Leading physicist fears Moore’s Law may fade after 2020

By James Wells

SORRENTO, ITALY: Michio Kaku, a leading futurist has told the 2010 Narta conference that even though computers may be 1,000 times more powerful and cheaper in 2020, the fundamental physics theory – Moore’s Law – may have a finite life.

Moore’s Law was established in 1965 by Gordon Moore, the co-founder of Intel, and states that the number of transistors per square inch on integrated circuits had doubled every year since the integrated circuit was invented.

“While chips may be 1,000 times more powerful and cheaper by 2020, nothing lasts forever, and there is a certain amount of distress that computers may not continue to become as powerful,” said Kaku, who is a professor in theoretical physics and the host of numerous television shows relating to new technology.

“What this means is that we have at least 10 to 15 good years left and I predict that a chip in 2020 will cost a penny: the price of scrap paper.”

Kaku claims that at this price, the word computer is likely to disappear from the English language as computer chips become incorporated into every day products previously not thought possible due to cost restrictions.

“There will be a continuous supply of gadgets, a cornucopia of gizmos, but the future will be more competitive.
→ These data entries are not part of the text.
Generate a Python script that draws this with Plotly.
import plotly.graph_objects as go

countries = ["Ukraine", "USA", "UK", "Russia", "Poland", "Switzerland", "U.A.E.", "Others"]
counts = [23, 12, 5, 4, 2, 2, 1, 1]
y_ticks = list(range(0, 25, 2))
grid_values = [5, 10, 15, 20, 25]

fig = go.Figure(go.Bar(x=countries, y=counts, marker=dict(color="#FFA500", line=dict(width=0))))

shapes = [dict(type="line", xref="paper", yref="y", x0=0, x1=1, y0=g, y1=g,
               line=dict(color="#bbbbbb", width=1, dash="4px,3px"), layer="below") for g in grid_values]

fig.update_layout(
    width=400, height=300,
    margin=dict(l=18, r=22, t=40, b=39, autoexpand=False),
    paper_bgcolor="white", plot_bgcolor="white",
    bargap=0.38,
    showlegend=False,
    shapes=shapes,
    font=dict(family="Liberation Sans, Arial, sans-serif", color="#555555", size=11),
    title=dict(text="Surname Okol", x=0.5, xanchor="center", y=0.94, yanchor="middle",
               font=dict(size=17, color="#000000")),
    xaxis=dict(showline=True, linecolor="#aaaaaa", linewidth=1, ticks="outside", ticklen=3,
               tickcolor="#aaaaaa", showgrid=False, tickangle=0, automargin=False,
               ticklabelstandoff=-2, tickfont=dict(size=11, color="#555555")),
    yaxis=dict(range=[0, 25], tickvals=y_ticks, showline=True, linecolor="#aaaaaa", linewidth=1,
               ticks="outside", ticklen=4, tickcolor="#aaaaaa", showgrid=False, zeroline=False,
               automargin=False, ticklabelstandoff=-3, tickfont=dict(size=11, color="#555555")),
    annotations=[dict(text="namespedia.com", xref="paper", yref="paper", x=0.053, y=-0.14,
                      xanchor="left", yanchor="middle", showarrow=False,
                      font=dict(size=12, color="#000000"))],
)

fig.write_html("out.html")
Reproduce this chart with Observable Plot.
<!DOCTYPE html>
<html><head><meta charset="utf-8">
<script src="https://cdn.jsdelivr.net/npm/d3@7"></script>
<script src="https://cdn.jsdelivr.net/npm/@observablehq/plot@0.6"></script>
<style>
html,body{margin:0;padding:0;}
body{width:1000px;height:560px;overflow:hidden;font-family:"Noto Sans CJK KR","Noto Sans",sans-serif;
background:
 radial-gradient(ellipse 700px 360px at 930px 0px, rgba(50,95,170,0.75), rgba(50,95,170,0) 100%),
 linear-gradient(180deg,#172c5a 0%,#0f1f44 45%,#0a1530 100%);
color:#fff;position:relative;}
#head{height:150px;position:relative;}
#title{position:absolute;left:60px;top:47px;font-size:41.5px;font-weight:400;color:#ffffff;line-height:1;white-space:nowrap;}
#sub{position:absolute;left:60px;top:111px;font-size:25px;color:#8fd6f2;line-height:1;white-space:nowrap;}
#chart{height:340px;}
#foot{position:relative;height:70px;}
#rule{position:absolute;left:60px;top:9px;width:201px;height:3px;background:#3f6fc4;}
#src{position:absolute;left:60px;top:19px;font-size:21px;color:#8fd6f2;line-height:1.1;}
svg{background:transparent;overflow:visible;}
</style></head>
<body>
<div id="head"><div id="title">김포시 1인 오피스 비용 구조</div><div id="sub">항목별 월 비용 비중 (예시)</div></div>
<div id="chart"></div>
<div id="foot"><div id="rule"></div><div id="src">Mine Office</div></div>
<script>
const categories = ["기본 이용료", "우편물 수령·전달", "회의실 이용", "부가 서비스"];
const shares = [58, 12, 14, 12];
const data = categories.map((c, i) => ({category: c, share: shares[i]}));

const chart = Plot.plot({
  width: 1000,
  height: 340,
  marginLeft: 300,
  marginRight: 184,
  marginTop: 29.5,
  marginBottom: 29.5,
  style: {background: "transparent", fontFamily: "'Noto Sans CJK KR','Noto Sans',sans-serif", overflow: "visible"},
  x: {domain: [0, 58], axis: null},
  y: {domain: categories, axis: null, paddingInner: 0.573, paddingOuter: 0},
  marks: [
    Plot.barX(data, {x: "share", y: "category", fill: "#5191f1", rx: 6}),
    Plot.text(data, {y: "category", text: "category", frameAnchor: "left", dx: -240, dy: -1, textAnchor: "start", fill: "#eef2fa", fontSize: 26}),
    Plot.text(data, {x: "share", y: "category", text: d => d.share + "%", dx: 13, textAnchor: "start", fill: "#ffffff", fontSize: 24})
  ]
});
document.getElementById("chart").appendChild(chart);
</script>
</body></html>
Remember, if you dare to swim with sharks, do not act like food. I am here to teach you how to not act like food.”

Kaku also predicted the proliferation of the internet to the point where it will be available in glasses and even contact lenses. Facial recognition would be simplified and enhanced with personal biographies, while communication difficulties such as language translation would be eliminated.

Kaku claimed that the world economy is changing from commodity capital to intellectual capital, and used the music industry as an example of an old fashioned approach to technology which is on the verge of bankruptcy as a result of not embracing change.

“To be a successful retailer, you have to add value to the equation: things that consumers do not understand. If you neglect technology, your competitors will not, and drive you out of business,” he said, warning that people generally fall into one of two camps: those who acknowledge that they will be left behind and those who realise that technology can allow them to become more competitive.